Gold has enjoyed a historic rally in recent weeks, smashing through record levels as investors rushed into the safe-haven asset amid global political turmoil.
The precious metal surged past $5,000 an ounce for the first time and briefly touched $5,500, dragging silver and platinum higher with it.
But the rally has since lost steam. Prices have fallen sharply following signs of political stability in the United States, although gold remains far more expensive than it was a year ago.
Analysts point to three key reasons behind gold’s dramatic rise – and one main factor behind its recent pullback.
Trump uncertainty shakes markets
Investor anxiety around US President Donald Trump’s trade and foreign policies has been a major driver of the gold rally. His renewed tariff threats and unpredictable stance on global trade unsettled markets, pushing investors away from equities and towards safer assets.
“Gold has been thrust into the spotlight because of concerns over US fiscal and foreign policy,” said Hamad Hussain, economist at Capital Economics. Emma Wall, chief investment strategist at Hargreaves Lansdown, added that gold prices jumped as investors reacted to Trump’s tariff threats and broader policy uncertainty.

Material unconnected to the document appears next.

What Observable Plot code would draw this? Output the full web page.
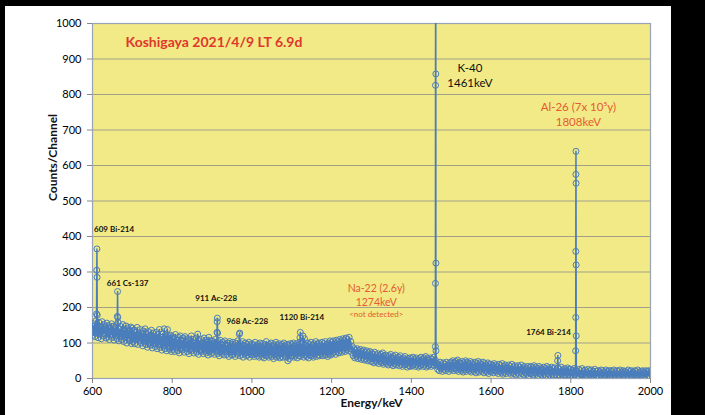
<!DOCTYPE html>
<html>
<head>
<meta charset="utf-8">
<script src="https://cdn.jsdelivr.net/npm/d3@7"></script>
<script src="https://cdn.jsdelivr.net/npm/@observablehq/plot@0.6"></script>
<style>
  html, body { margin: 0; padding: 0; background: #000; }
  body { width: 705px; height: 415px; overflow: hidden; position: relative; }
  #card { position: absolute; left: 5px; top: 6px; width: 666px; height: 409px; background: #fff; }
  svg { font-family: Lato, "Noto Sans", sans-serif; }
</style>
</head>
<body>
<div id="card"></div>
<script>
// ---- Data ----
const energyStep = 4;        // keV between samples within one array
const evenStart = 600;       // keV of first sample in baselineEven
const oddStart = 602;        // keV of first sample in baselineOdd
const baselineEven = [
  // 600-696
  155,148,162,150,158,145,160,152,146,156,149,142,154,147,140,151,158,138,146,152,136,148,142,134,145,
  // 700-796
  142,136,130,144,128,138,126,134,140,124,132,120,136,128,118,130,124,138,116,126,140,120,138,118,122,
  // 800-896
  118,112,124,108,116,120,106,114,118,104,112,108,120,110,102,114,125,106,110,100,114,108,104,116,106,
  // 900-996
  106,100,110,98,104,108,96,102,106,94,100,104,96,102,92,100,106,94,98,104,92,100,96,102,94,
  // 1000-1096
  98,94,102,92,96,100,90,98,94,104,92,96,100,90,96,102,94,98,92,96,100,90,96,94,98,
  // 1100-1196
  96,100,92,98,94,102,96,120,112,94,100,96,102,94,98,104,96,100,94,102,98,104,96,100,106,
  // 1200-1296
  102,106,100,108,104,110,106,112,108,114,110,116,104,90,84,80,84,78,82,76,80,74,78,72,76,
  // 1300-1396
  72,68,74,66,70,64,68,72,62,66,60,64,68,58,62,66,56,60,64,54,58,62,52,56,58,
  // 1400-1496
  56,60,54,58,52,56,60,54,58,62,56,52,58,54,60,52,44,40,46,38,44,40,46,38,44,
  // 1500-1596
  46,50,44,48,52,46,42,48,44,50,46,42,48,44,40,46,42,48,44,40,46,42,38,44,40,
  // 1600-1696
  40,36,42,38,34,40,36,42,34,38,32,38,34,40,32,36,30,36,32,38,30,34,28,34,30,
  // 1700-1796
  34,30,36,32,28,34,30,26,32,28,34,30,26,32,28,30,24,30,26,32,24,28,24,30,26,
  // 1800-1896
  26,22,28,24,20,26,22,28,20,24,18,26,22,24,20,26,20,22,18,24,22,18,24,20,22,
  // 1900-2000
  22,20,24,18,22,20,24,18,22,20,18,24,20,22,18,22,20,24,18,20,22,18,22,20,22,
  20
];
const baselineOdd = [
  // 602-698
  122,118,128,115,125,112,120,126,114,118,110,124,116,108,120,112,106,118,110,104,115,100,112,106,98,
  // 702-798
  104,98,110,96,106,100,92,104,96,88,100,94,86,98,90,84,96,88,80,92,84,78,90,82,76,
  // 802-898
  82,76,88,78,72,84,80,74,86,76,70,82,78,72,84,74,68,80,76,70,78,72,66,76,70,
  // 902-998
  74,68,78,70,64,74,70,66,76,68,62,72,66,70,62,68,74,64,68,60,70,64,66,60,68,
  // 1002-1098
  66,62,70,64,60,68,62,58,66,64,60,68,62,56,66,60,64,58,62,60,66,60,50,56,64,
  // 1102-1198
  64,60,66,58,64,62,68,60,66,62,58,66,64,60,68,62,66,64,70,64,68,66,62,70,66,
  // 1202-1298
  70,74,68,76,72,78,74,80,76,82,78,84,74,64,58,62,56,60,54,58,52,56,50,54,48,
  // 1302-1398
  48,44,50,46,42,48,44,40,46,42,38,44,40,36,42,38,44,36,40,34,38,42,32,36,34,
  // 1402-1498
  36,40,34,38,32,36,40,34,38,32,36,40,34,38,36,40,26,22,28,20,26,22,28,20,26,
  // 1502-1598
  26,22,28,24,20,26,22,18,24,20,26,22,18,24,20,16,22,18,24,20,16,22,18,14,20,
  // 1602-1698
  20,16,22,18,14,20,16,12,18,14,20,16,12,18,14,10,16,12,18,14,10,16,12,8,14,
  // 1702-1798
  14,10,16,12,8,14,10,6,12,8,14,10,6,12,8,12,8,10,6,12,8,10,6,10,8,
  // 1802-1898
  8,6,10,4,8,6,10,6,4,8,6,10,4,8,6,4,8,6,10,4,6,8,4,6,8,
  // 1902-1998
  6,4,8,4,6,8,4,6,8,4,6,4,8,6,4,6,8,4,6,8,4,6,4,8,6
];
// peak channels (energy keV, counts)
const peakEnergy = [
  610.3, 610.7, 611.1, 611.5, 611.9,
  662.3, 662.9, 663.5,
  912.3, 912.8, 913.3, 913.8,
  968.5, 969.3,
  1120.6, 1121.4,
  1460.2, 1460.4, 1460.6, 1460.9, 1461.2, 1461.4, 1461.6, 1461.8,
  1767.0, 1767.6,
  1812.2, 1812.4, 1812.6, 1812.8, 1813.0, 1813.2, 1813.4, 1813.6
];
const peakCounts = [
  182, 305, 365, 285, 178,
  175, 245, 172,
  130, 160, 170, 128,
  125, 128,
  115, 130,
  90, 268, 826, 1150, 1180, 858, 325, 78,
  50, 65,
  78, 172, 358, 575, 640, 550, 320, 120
];

const yTicks = [0,100,200,300,400,500,600,700,800,900,1000];
const xTicks = [600,800,1000,1200,1400,1600,1800,2000];

const title = "Koshigaya 2021/4/9 LT 6.9d";
const smallLabels = ["609 Bi-214", "661 Cs-137", "911 Ac-228", "968 Ac-228", "1120 Bi-214", "1764 Bi-214"];
const smallLabelE = [604, 636, 858, 936, 1069, 1688];
const smallLabelC = [420, 269, 226, 161, 173, 130];

const naLines = ["Na-22 (2.6y)", "1274keV"];
const naLineC = [252, 215];
const naNote = "<not detected>";
const naE = 1312, naNoteC = 180;

const kLines = ["K-40", "1461keV"];
const kLineC = [873, 831];
const kE = 1547;

const alLines = ["Al-26 (7x 10\u2075y)", "1808keV"];
const alLineC = [763, 721];
const alE = 1819;

// ---- Build table ----
const spectrum = baselineEven.map((c, i) => ({e: evenStart + i * energyStep, c}))
  .concat(baselineOdd.map((c, i) => ({e: oddStart + i * energyStep, c})))
  .concat(peakEnergy.map((e, i) => ({e, c: peakCounts[i]})))
  .sort((a, b) => a.e - b.e);

const blue = "#4a7dbb";
const red = "#e0372d";
const orange = "#e65a33";

const chart = Plot.plot({
  width: 666,
  height: 409,
  marginLeft: 87,
  marginRight: 21,
  marginTop: 17,
  marginBottom: 37,
  x: {domain: [600, 2000]},
  y: {domain: [0, 1000]},
  style: {fontFamily: "Lato, 'Noto Sans', sans-serif", background: "transparent"},
  marks: [
    Plot.frame({fill: "#f1ea86", stroke: null}),
    Plot.gridY(yTicks, {stroke: "#a3a08a", strokeOpacity: 1, strokeWidth: 1}),
    Plot.frame({stroke: "#98a4b6", strokeWidth: 1.2}),
    Plot.line(spectrum, {x: "e", y: "c", stroke: blue, strokeWidth: 1.5, clip: true}),
    Plot.dot(spectrum, {x: "e", y: "c", r: 3, stroke: blue, strokeWidth: 1, fill: "none", clip: true}),
    Plot.text([title], {x: 683, y: 947, text: d => d, textAnchor: "start", fill: red, fontSize: 14, fontWeight: "bold"}),
    Plot.text(smallLabels, {x: (d, i) => smallLabelE[i], y: (d, i) => smallLabelC[i], text: d => d, textAnchor: "start", fill: "#111", fontSize: 8, fontWeight: "bold"}),
    Plot.text(naLines, {x: naE, y: (d, i) => naLineC[i], text: d => d, fill: orange, fontSize: 10.5}),
    Plot.text([naNote], {x: naE, y: naNoteC, text: d => d, fill: orange, fontSize: 8}),
    Plot.text(kLines, {x: kE, y: (d, i) => kLineC[i], text: d => d, fill: "#111", fontSize: 11.5}),
    Plot.text(alLines, {x: alE, y: (d, i) => alLineC[i], text: d => d, fill: orange, fontSize: 11.5}),
    Plot.axisY({ticks: yTicks, tickFormat: "d", tickSize: 5, tickPadding: 6, fontSize: 11, stroke: "#888", label: null}),
    Plot.axisX({ticks: xTicks, tickFormat: "d", tickSize: 5, tickPadding: 4, fontSize: 11, stroke: "#888", label: null}),
    Plot.text(["Counts/Channel"], {frameAnchor: "left", dx: -39, rotate: -90, text: d => d, fontSize: 12, fontWeight: "bold", fill: "#111"}),
    Plot.text(["Energy/keV"], {frameAnchor: "bottom", dy: 28, text: d => d, fontSize: 12, fontWeight: "bold", fill: "#111"})
  ]
});
document.getElementById("card").appendChild(chart);
</script>
</body>
</html>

War and geopolitics fuel safe-haven demand
Ongoing conflicts in Ukraine and Gaza, alongside rising geopolitical tensions elsewhere, have further boosted demand for precious metals. Trump’s controversial comments on Greenland and strained relations with major economies dented confidence in the US dollar, accelerating the shift into gold.
“Gold is doing what it does best when the world feels messy,” Wall said. “Trade tensions, geopolitical flare-ups and political uncertainty have all added to its appeal.”
Central banks and big buyers pile in
Central banks have also played a crucial role by increasing gold purchases as an alternative to dollar-denominated reserves. The move reflects concerns about over-reliance on US policy and the risk of assets being frozen during geopolitical disputes.
China remains the world’s biggest buyer of gold, driven by both jewellery demand and investment. Meanwhile, new institutional players – including cryptocurrency firm Tether – have entered the market, buying up large volumes of gold and adding further momentum to prices.
So why are prices falling now?
The recent pullback came after reports suggested Trump may nominate Kevin Warsh as the next US Federal Reserve chair – a figure seen by markets as less likely to aggressively cut interest rates or undermine the dollar.
That eased fears of runaway inflation and currency weakness, triggering a sell-off in gold, silver and platinum.
Despite the decline, analysts say precious metals remain attractive. Prices are still significantly higher than last year due to ongoing conflicts, tariff risks and global uncertainty.
“Gold isn’t tied to anyone’s debt like bonds or shares,” said Nicholas Frappell, global head of institutional markets at ABC Refinery. “It’s a powerful diversifier in an uncertain world.”
Still, as recent volatility shows, gold’s shine can fade as quickly as it brightens – a reminder that even safe havens come with risk.